According to the report, spending is to climb in the next few decades due to rising interest rates. Spending is also to increase for major healthcare programs and social security in order to accommodate an aging population and growing healthcare costs.
The agency continues that outlays, meaning the money spent for a specific purpose, for social security, Medicare and Medicaid for people age 65 and older amount to less than 30% of all federal non-interest spending, but will amount to more than 40% by 2053.
"Over the past five decades, spending on the major healthcare programs has grown faster than the economy -- a trend that persists in CBO's projections," it said, adding that the primary driver is spending on Medicare, which is projected to increase over the next three decades due to rising healthcare costs per person and "demographic trends."
Non-profit public policy organization Committee for a Responsible Federal Budget said in an analysis of the the CBO report that the high debt and deficits present "significant risks and threats" to the economy as well as the nation.

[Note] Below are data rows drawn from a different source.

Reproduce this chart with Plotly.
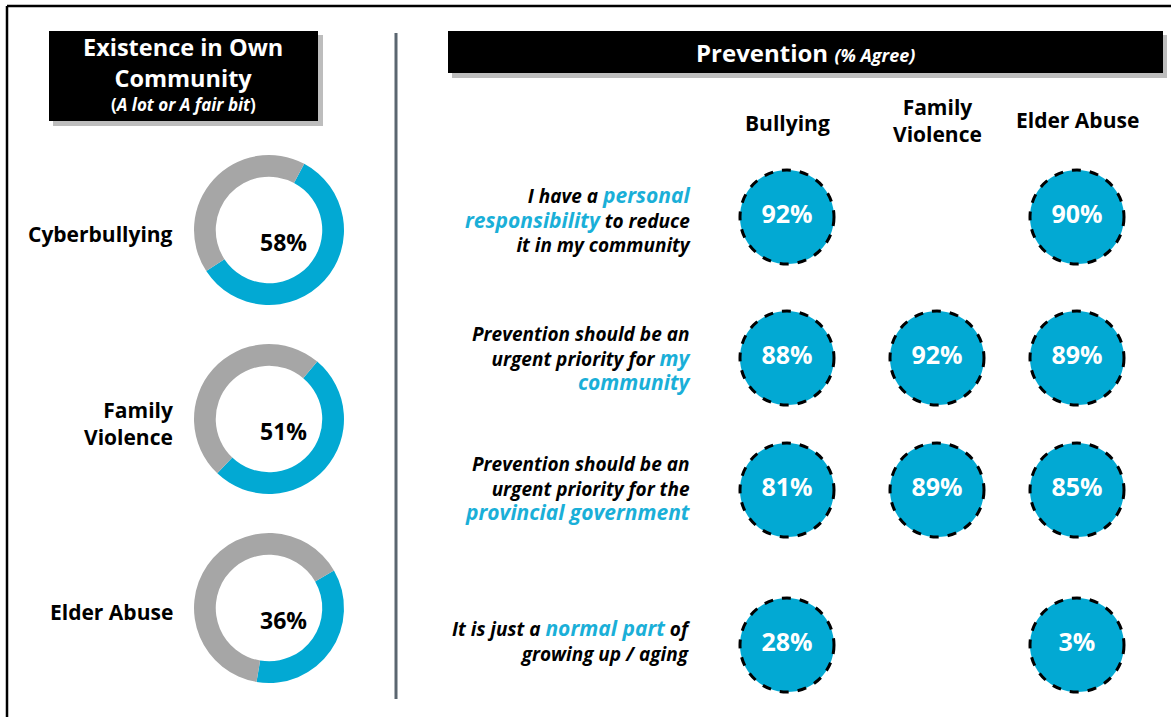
import plotly.graph_objects as go

W, H = 1171, 717

# ---------------- data ----------------
donut_labels = ["Cyberbullying", "Family<br>Violence", "Elder Abuse"]
donut_values = [58, 51, 36]

column_labels = ["Bullying", "Family<br>Violence", "Elder Abuse"]
bullying = [92, 88, 81, 28]
family_violence = [None, 92, 89, None]
elder_abuse = [90, 89, 85, 3]

BLUE_T = "#1AAFD8"
def hl(t, size=21):
    return f"<span style='color:{BLUE_T};font-size:{size}px'>{t}</span>"

statements = [
    f"I have a {hl('personal')}<br>{hl('responsibility')} to reduce<br>it in my community",
    f"Prevention should be an<br>urgent priority for {hl('my')}<br>{hl('community')}",
    f"Prevention should be an<br>urgent priority for the<br>{hl('provincial government')}",
    f"It is just a {hl('normal part')} of<br>growing up / aging",
]

# ---------------- layout constants ----------------
FONT = "Open Sans"
BLUE = "#02A9D3"
GREY = "#A6A6A6"
donut_cx = 269
donut_cy = [230, 419, 608]
donut_r = 75
donut_rot = [28, 40, 60]
col_x = [787, 937, 1077]
row_y = [217, 358, 490, 645]
circ_r = 47
label_y = [219, 358, 488, 640]

fig = go.Figure()

# donuts
for i, v in enumerate(donut_values):
    cy = donut_cy[i]
    fig.add_trace(go.Pie(
        values=[v, 100 - v], labels=["Yes", "No"], sort=False,
        direction="clockwise", rotation=donut_rot[i], hole=0.71,
        marker=dict(colors=[BLUE, GREY], line=dict(width=0)),
        textinfo="none", hoverinfo="skip", showlegend=False,
        domain=dict(x=[(donut_cx - donut_r) / W, (donut_cx + donut_r) / W],
                    y=[1 - (cy + donut_r) / H, 1 - (cy - donut_r) / H]),
    ))

# prevention circles text through axes
series = [bullying, family_violence, elder_abuse]
shapes = []
for j, s in enumerate(series):
    xs, ys, ts = [], [], []
    for i, v in enumerate(s):
        if v is None:
            continue
        xs.append(col_x[j]); ys.append(row_y[i]); ts.append(f"{v}%")
        shapes.append(dict(type="circle", xref="x", yref="y",
                           x0=col_x[j] - circ_r, x1=col_x[j] + circ_r,
                           y0=row_y[i] - circ_r, y1=row_y[i] + circ_r,
                           fillcolor=BLUE, line=dict(color="black", width=3, dash="dash"),
                           layer="below"))
    fig.add_trace(go.Scatter(x=xs, y=ys, text=ts, mode="text", showlegend=False,
                             hoverinfo="skip",
                             textfont=dict(family=FONT, size=25, color="white", weight="bold")))

# frame, divider, header boxes
shapes += [
    dict(type="line", xref="x", yref="y", x0=7, x1=W, y0=6, y1=6, line=dict(color="black", width=2.5)),
    dict(type="line", xref="x", yref="y", x0=7, x1=7, y0=6, y1=H, line=dict(color="black", width=2.5)),
    dict(type="line", xref="x", yref="y", x0=396, x1=396, y0=33, y1=699, line=dict(color="#5B6670", width=3)),
    dict(type="rect", xref="x", yref="y", x0=53, x1=323, y0=35, y1=126, fillcolor="#BDBDBD", line=dict(width=0), layer="below"),
    dict(type="rect", xref="x", yref="y", x0=49, x1=318, y0=31, y1=121, fillcolor="black", line=dict(width=0), layer="below"),
    dict(type="rect", xref="x", yref="y", x0=452, x1=1167, y0=35, y1=78, fillcolor="#BDBDBD", line=dict(width=0), layer="below"),
    dict(type="rect", xref="x", yref="y", x0=448, x1=1163, y0=31, y1=73, fillcolor="black", line=dict(width=0), layer="below"),
]

ann = []
def A(x, y, text, size, color="black", xanchor="center", bold=True, italic=False):
    ann.append(dict(x=x, y=y, xref="x", yref="y", text=text, showarrow=False,
                    xanchor=xanchor, yanchor="middle", align=xanchor if xanchor != "center" else "center",
                    font=dict(family=FONT, size=size, color=color,
                              weight="bold" if bold else "normal",
                              style="italic" if italic else "normal")))

A(183, 62, "Existence in Own<br>Community", 23.5, "white")
A(183, 104, "(<i>A lot or A fair bit</i>)", 17, "white")
A(805, 52, "Prevention <span style='font-size:18px'><i>(% Agree)</i></span>", 24, "white")

for i, lab in enumerate(donut_labels):
    A(175, donut_cy[i] + 4, lab, 21, xanchor="right")
    A(donut_cx + 14, donut_cy[i] + 12, f"{donut_values[i]}%", 23)

col_y = [123, 120, 120]
for j, lab in enumerate(column_labels):
    A(col_x[j], col_y[j], lab, 21)

for i, st in enumerate(statements):
    A(693, label_y[i], st, 19, xanchor="right", italic=True)

fig.update_layout(
    width=W, height=H, margin=dict(l=0, r=0, t=0, b=0),
    paper_bgcolor="white", plot_bgcolor="rgba(0,0,0,0)",
    xaxis=dict(range=[0, W], visible=False, domain=[0, 1], fixedrange=True),
    yaxis=dict(range=[H, 0], visible=False, domain=[0, 1], fixedrange=True),
    shapes=shapes, annotations=ann, showlegend=False,
)

fig.write_html("out.html")
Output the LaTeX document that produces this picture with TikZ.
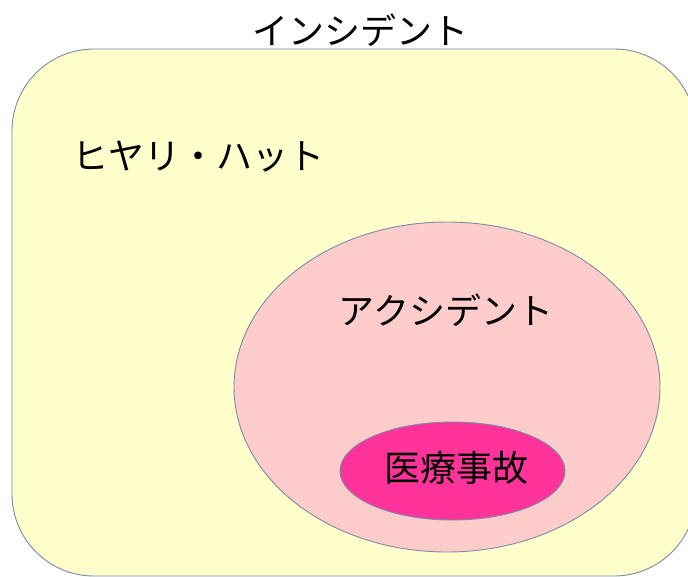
\documentclass[tikz,border=0pt]{standalone}
\usepackage{fontspec}
\setmainfont{Noto Sans CJK JP}
\usetikzlibrary{shapes.geometric}
\definecolor{areaY}{HTML}{FFFFCC}
\definecolor{areaP}{HTML}{FFCCCC}
\definecolor{areaM}{HTML}{FF3399}
\definecolor{edgeC}{HTML}{7A8BA6}
\tikzset{
  lbl/.style={font=\fontsize{36}{40}\selectfont, text=black, inner sep=0pt},
  setline/.style={draw=edgeC, line width=0.9pt}
}
\begin{document}
\begin{tikzpicture}[x=1pt,y=-1pt]
\useasboundingbox (0,0) rectangle (688,576);
\fill[white] (0,0) rectangle (688,576);
\draw[setline, fill=areaY, rounded corners=82pt] (12,49) rectangle (696,576);
\node[setline, fill=areaP, ellipse, minimum width=426pt, minimum height=330pt, inner sep=0pt] (acc) at (447,387) {};
\node[setline, fill=areaM, ellipse, minimum width=225pt, minimum height=98pt, inner sep=0pt] (med) at (452.5,471) {};
\node[lbl] (inc) at (360,30) {インシデント};
\node[lbl, anchor=west] (hiy) at (72,157) {ヒヤリ・ハット};
\node[lbl] (acct) at (446,310) {アクシデント};
\node[lbl] (medt) at (456,468) {医療事故};
\end{tikzpicture}
\end{document}
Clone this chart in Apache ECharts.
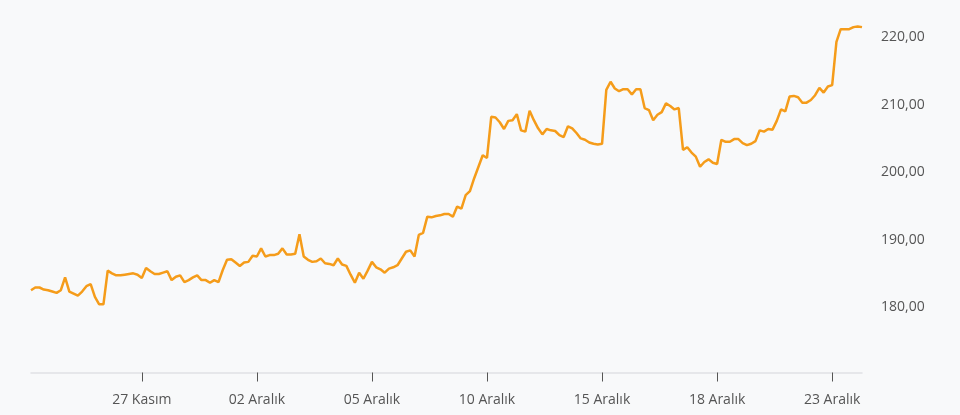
<!DOCTYPE html>
<html>
<head>
<meta charset="utf-8">
<script src="https://cdn.jsdelivr.net/npm/echarts@6/dist/echarts.min.js"></script>
<style>
html,body{margin:0;padding:0;background:#f8f9fa;}
#chart{width:960px;height:415px;}
</style>
</head>
<body>
<div id="chart"></div>
<script>
// Trading days (hourly points, 10:00-18:00)
const days = ["24 Kasım","25 Kasım","26 Kasım","27 Kasım","28 Kasım","01 Aralık","02 Aralık","03 Aralık","04 Aralık","05 Aralık","08 Aralık","09 Aralık","10 Aralık","11 Aralık","12 Aralık","15 Aralık","16 Aralık","17 Aralık","18 Aralık","19 Aralık","22 Aralık","23 Aralık"];
const hours = ["10:00","11:00","12:00","13:00","14:00","15:00","16:00","17:00","18:00"];
const tickLabels = ["27 Kasım","02 Aralık","05 Aralık","10 Aralık","15 Aralık","18 Aralık","23 Aralık"];
const yTickValues = [180,190,200,210,220];

const prices = [
182.5,182.9,182.9,182.6,182.5,182.3,182.1,182.5,184.4,182.3,
182.0,181.7,182.3,183.1,183.4,181.5,180.4,180.4,185.4,185.0,
184.7,184.7,184.8,184.9,185.0,184.8,184.3,185.8,185.3,184.9,
184.9,185.1,185.3,184.0,184.5,184.7,183.7,184.0,184.4,184.7,
184.0,184.0,183.6,184.0,183.7,185.5,187.0,187.1,186.6,186.1,
186.6,186.7,187.6,187.5,188.7,187.5,187.7,187.7,187.9,188.7,
187.8,187.8,187.9,190.8,187.5,187.0,186.7,186.8,187.2,186.5,
186.4,186.2,187.2,186.3,186.1,184.8,183.6,185.1,184.2,185.4,
186.7,185.9,185.6,185.1,185.7,185.9,186.2,187.2,188.2,188.4,
187.5,190.7,191.0,193.4,193.3,193.5,193.6,193.8,193.8,193.4,
194.9,194.6,196.6,197.2,199.1,200.8,202.5,202.1,208.2,208.1,
207.4,206.4,207.6,207.7,208.6,206.2,206.0,209.1,207.7,206.5,
205.6,206.4,206.2,206.1,205.5,205.2,206.8,206.5,205.8,205.0,
204.8,204.4,204.2,204.1,204.2,212.2,213.4,212.4,212.0,212.3,
212.3,211.5,212.3,212.3,209.5,209.2,207.7,208.5,208.9,210.2,
209.8,209.3,209.5,203.3,203.7,202.9,202.3,200.8,201.5,201.9,
201.4,201.2,204.8,204.5,204.5,204.9,204.9,204.3,204.0,204.2,
204.6,206.2,206.0,206.4,206.3,207.6,209.3,209.0,211.2,211.3,
211.1,210.3,210.3,210.7,211.4,212.5,211.8,212.7,212.9,219.3,
221.2,221.2,221.2,221.5,221.6,221.5
];

// categories: first day starts 11:00, last day ends 17:00
const categories = [];
days.forEach((d, di) => {
  hours.forEach((h, hi) => {
    if (di === 0 && hi === 0) return;
    if (di === days.length - 1 && hi === hours.length - 1) return;
    categories.push(d + " " + h);
  });
});

const isTick = (idx, val) => {
  const v = categories[idx];
  const parts = v.split(" ");
  const day = parts[0] + " " + parts[1];
  return parts[2] === "10:00" && tickLabels.indexOf(day) >= 0;
};

const chart = echarts.init(document.getElementById('chart'), null, {renderer: 'canvas'});
chart.setOption({
  animation: false,
  backgroundColor: '#f8f9fa',
  grid: {left: 31, right: 98, top: 3.5, bottom: 42.5, containLabel: false},
  xAxis: {
    type: 'category',
    data: categories,
    boundaryGap: false,
    axisLine: {show: true, lineStyle: {color: '#dfe1e5', width: 1.5}},
    axisTick: {show: true, interval: isTick, length: 9, lineStyle: {color: '#555', width: 1}},
    axisLabel: {
      interval: isTick,
      margin: 21,
      color: '#555',
      fontFamily: 'Open Sans',
      fontSize: 14,
      formatter: v => v.split(" ").slice(0, 2).join(" ")
    },
    splitLine: {show: false}
  },
  yAxis: {
    type: 'value',
    position: 'right',
    min: 170.3,
    max: 225,
    axisLine: {show: false},
    axisTick: {show: false},
    splitLine: {show: false},
    axisLabel: {
      customValues: yTickValues,
      margin: 19,
      color: '#555',
      fontFamily: 'Open Sans',
      fontSize: 14,
      formatter: v => v.toFixed(2).replace('.', ',')
    }
  },
  series: [{
    type: 'line',
    data: prices,
    showSymbol: false,
    symbol: 'none',
    lineStyle: {color: '#f59c1a', width: 2.5},
    itemStyle: {color: '#f59c1a'}
  }]
});
</script>
</body>
</html>
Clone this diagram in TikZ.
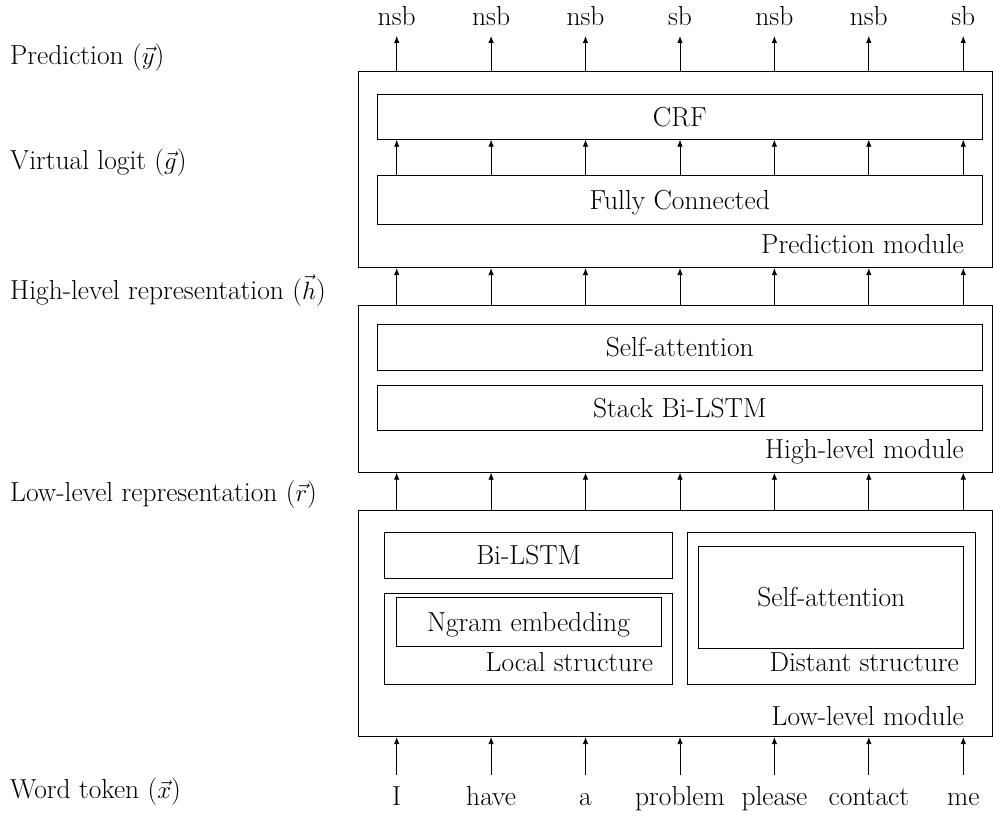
\documentclass[tikz,border=0pt]{standalone}
\usetikzlibrary{arrows.meta}
\begin{document}
\begin{tikzpicture}[x=1pt,y=-1pt,
  every node/.style={font=\fontsize{27.5}{33}\selectfont},
  box/.style={draw,line width=0.8pt,inner sep=0pt,text height=18.7pt,text depth=0pt},
  lbl/.style={inner sep=0pt},
  arr/.style={line width=0.8pt,-{Latex[length=7pt,width=5.5pt]}}]
\useasboundingbox (0,0) rectangle (993,816);
% columns
\foreach \i/\x in {1/396.7,2/491.1,3/585.5,4/680.0,5/774.4,6/868.8,7/963.3}
  \coordinate (c\i) at (\x,0);
% left labels
\node[lbl,anchor=base west] (lp) at (10,64.3) {Prediction ($\vec{y}$)};
\node[lbl,anchor=base west] (lg) at (10,169.3) {Virtual logit ($\vec{g}$)};
\node[lbl,anchor=base west] (lh) at (10,299.3) {High-level representation ($\vec{h}$)};
\node[lbl,anchor=base west] (lr) at (10,501.7) {Low-level representation ($\vec{r}$)};
\node[lbl,anchor=base west] (lx) at (10,798) {Word token ($\vec{x}$)};
% prediction module
\node[box,minimum width=634.2pt,minimum height=196.7pt] (pred) at (675.4,169.35) {};
\node[box,minimum width=605pt,minimum height=45pt] (crf) at (679.8,116.8) {CRF};
\node[box,minimum width=605pt,minimum height=48.3pt] (fc) at (679.8,199.85) {Fully Connected};
\node[lbl,anchor=base east] (predl) at (964,253) {Prediction module};
% high-level module
\node[box,minimum width=634.2pt,minimum height=166.6pt] (high) at (675.4,389) {};
\node[box,minimum width=605pt,minimum height=45.7pt] (hsa) at (679.8,347.15) {Self-attention};
\node[box,minimum width=605pt,minimum height=45pt] (stack) at (679.8,407.8) {Stack Bi-LSTM};
\node[lbl,anchor=base east] (highl) at (964,458) {High-level module};
% low-level module
\node[box,minimum width=634.2pt,minimum height=226.7pt] (low) at (675.4,623.35) {};
\node[box,minimum width=287.7pt,minimum height=45.6pt] (bil) at (528.65,555.5) {Bi-LSTM};
\node[box,minimum width=287.7pt,minimum height=90.5pt] (local) at (528.65,638.75) {};
\node[box,minimum width=265.1pt,minimum height=48.4pt] (ngram) at (528.45,622) {Ngram embedding};
\node[lbl,anchor=base east] (locall) at (653.3,671.7) {Local structure};
\node[box,minimum width=287.7pt,minimum height=151.3pt] (dist) at (831.15,608.35) {};
\node[box,minimum width=265.1pt,minimum height=102pt] (lsa) at (831.25,597) {Self-attention};
\node[lbl,anchor=base east] (distl) at (959,671.7) {Distant structure};
\node[lbl,anchor=base east] (lowl) at (964,725) {Low-level module};
% outputs
\foreach \i/\t in {1/nsb,2/nsb,3/nsb,4/sb,5/nsb,6/nsb,7/sb}{
  \node[lbl,anchor=base] (t\i) at (c\i |- 0,26) {\t};
  \draw[arr] (pred.north -| c\i) -- ([yshift=-10pt]t\i.base);
  \draw[arr] (fc.north -| c\i) -- (crf.south -| c\i);
  \draw[arr] (high.north -| c\i) -- (pred.south -| c\i);
  \draw[arr] (low.north -| c\i) -- (high.south -| c\i);
}
% inputs
\foreach \i/\t in {1/I,2/have,3/a,4/problem,5/please,6/contact,7/me}{
  \node[lbl,anchor=base] (w\i) at (c\i |- 0,805) {\t};
  \draw[arr] ([yshift=30pt]w\i.base) -- (low.south -| c\i);
}
\end{tikzpicture}
\end{document}
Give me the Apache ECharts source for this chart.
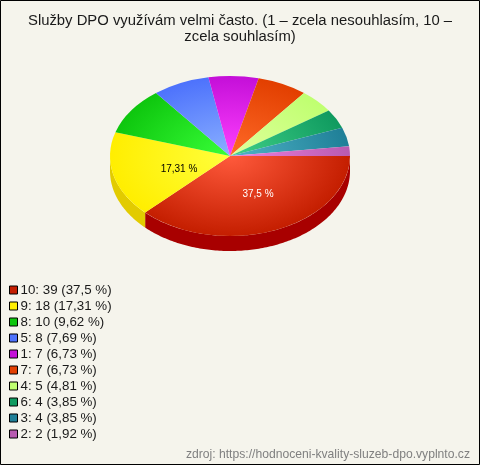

"In the near term, continued fiscal pressures could make it more difficult for the Federal Reserve to tamp down inflation without causing a recession," it said.
"Over time, high and rising debt levels also hinder economic growth, threaten economic vitality, strain the federal budget through rising interests payments, create geopolitical challenges and risks, make responding to new emergencies more challenging and impose intergenerational unfairness between today's Americans and future generations."